Spray Booth Air Intake in a Hot, Dry Climate

Using shop air conditioned by an evaporative cooler ("swamp cooler") should allow good finishing results, rather than drawing in baked-dry outdoor air. June 30, 2007

We are concerned about the fresh air intake of our new spray room. Should we take air from the shop or from the outside? Our new room will be 20' x 20' out here in sunny hot AZ. Unlike many out there dealing with finishing rooms in cooler climates with heated shops, our shop is naturally heated ;-).

We are thinking about taking air from the shop (swamp cooled). When it's 115 degrees and 6% humidity will be the best choice. Additionally, it could be $2k less to take air from the shop rather than outside. We are looking for suggestions. How are others in Phoenix set up?

Forum Responses
(Finishing Forum)
From contributor D:
Wouldn't the swamp cooler make the air in your shop more humid, thus raising the humidity in your shop? I lived in Tempe for 10 years and had a swamp cooler on my house.

From the original questioner:
That is correct. The swamp cooler or evaporative cooler definitely adds humidity. However, when it's 110 degrees and 6% humidity, the moisture produced is not that bad and can be welcome. Imagine taking that outside air into your finishing room. It could get a little toasty in there, not to mention the effect on the finish. But then I guess that's the point of my question. Finishing in the early hours of the day may be a consideration as well. I'm just glad the summer is only 3 months out of the year! Thanks for the point of clarification.

From contributor B:
Whatever humidity is involved, it certainly isn't like it is here in the deep south. We finish consistently in the 90's and produce good finishes. So in my opinion, you aren't going to have any problems with humidity that low.
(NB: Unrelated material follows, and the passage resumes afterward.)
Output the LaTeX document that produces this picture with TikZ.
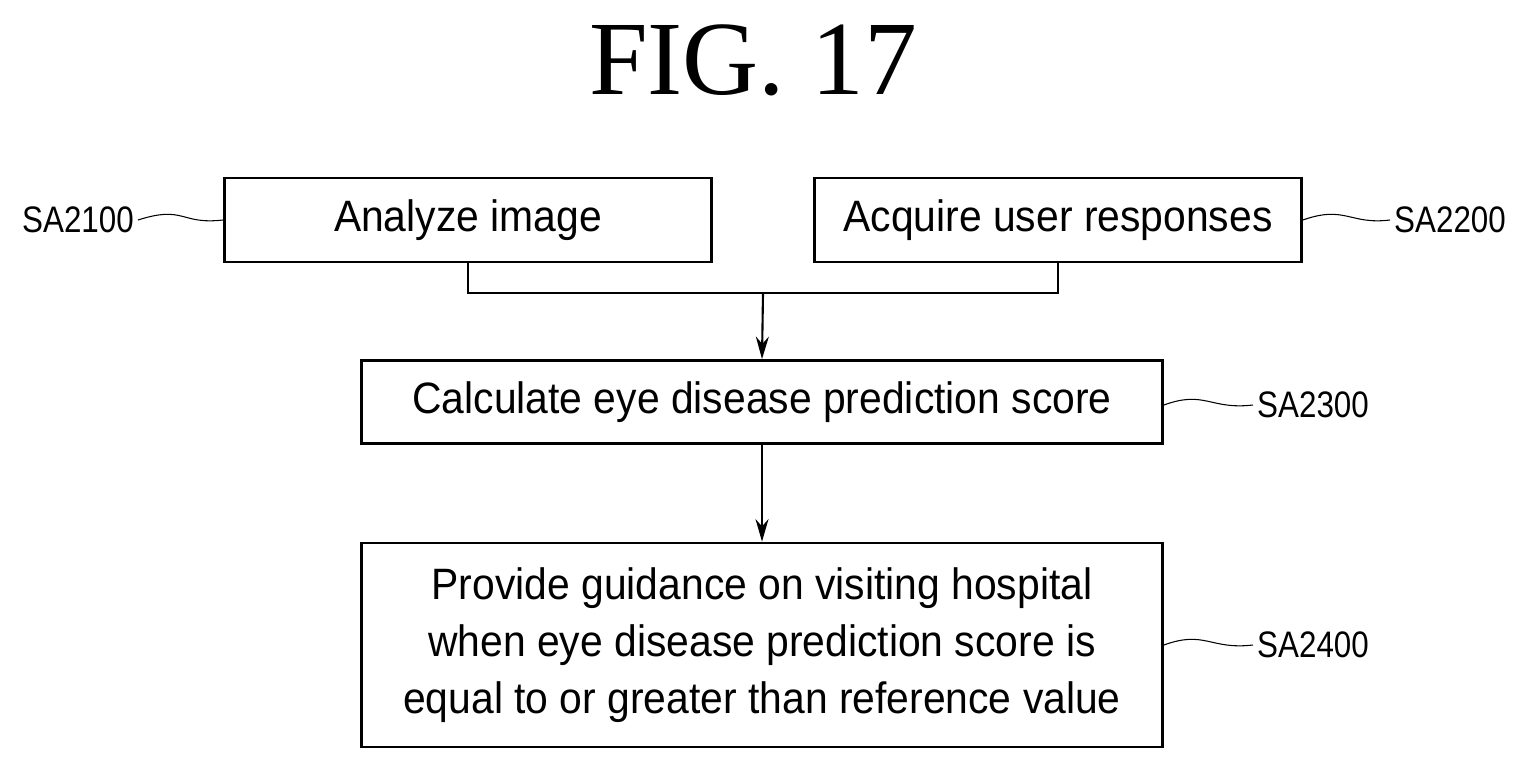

From the original questioner:
Totally agree. I believe my problem is the exact opposite. If I suck in hot dry air, the material will dry before it hits the surface. It can be like an oven out here. The outside air would be from the roof, so if it's 110 on the ground, the air on the roof could be 170! So how do shops out here set up and operate their booths?

From contributor E:
Your best move is the swamp cooler. Additionally you'll need to modify your paints using MAK (methyl-amyl-ketone), aka super sauce, to get any flow out of them. Where are you getting your coatings? S-W, Akzo Nobel or A. G. Layne?

From contributor J:
New guy here from AZ too. I spray year round here in Phoenix and use my cooler until it gets too humid in the monsoon season. I then either suffer with the water off or turn on the A/C and then vent it out quick once I'm done spraying.

I spray Frazee lacquer exclusively and have had no problems with it lighting off too fast in the summer. Granted, you really need to hustle and preferably use an airless, but I can stay ahead of the game. Nice thing about the heat is I can re-coat in about 2 minutes!

From contributor E:
The Frazee is actually Valspar coming out of LA. Same stuff I get from A.G. Layne. MAK will help your flow out in summer a lot. 4 oz/gallon works great.

From contributor J:
Thanks. I'm using the WW55040 lacquer since the WW680 series is now discontinued due to the VOC content. Tried the 550 today on a kitchen and so far, so good. It's very white and thin as water, but went on good, laid down nice and dries super fast. It's loaded with acetone and very strong compared to the 680 I'm used to. Oh well, progress I guess. Maybe it's time to try some water lacquer (yuk!). Times are changing.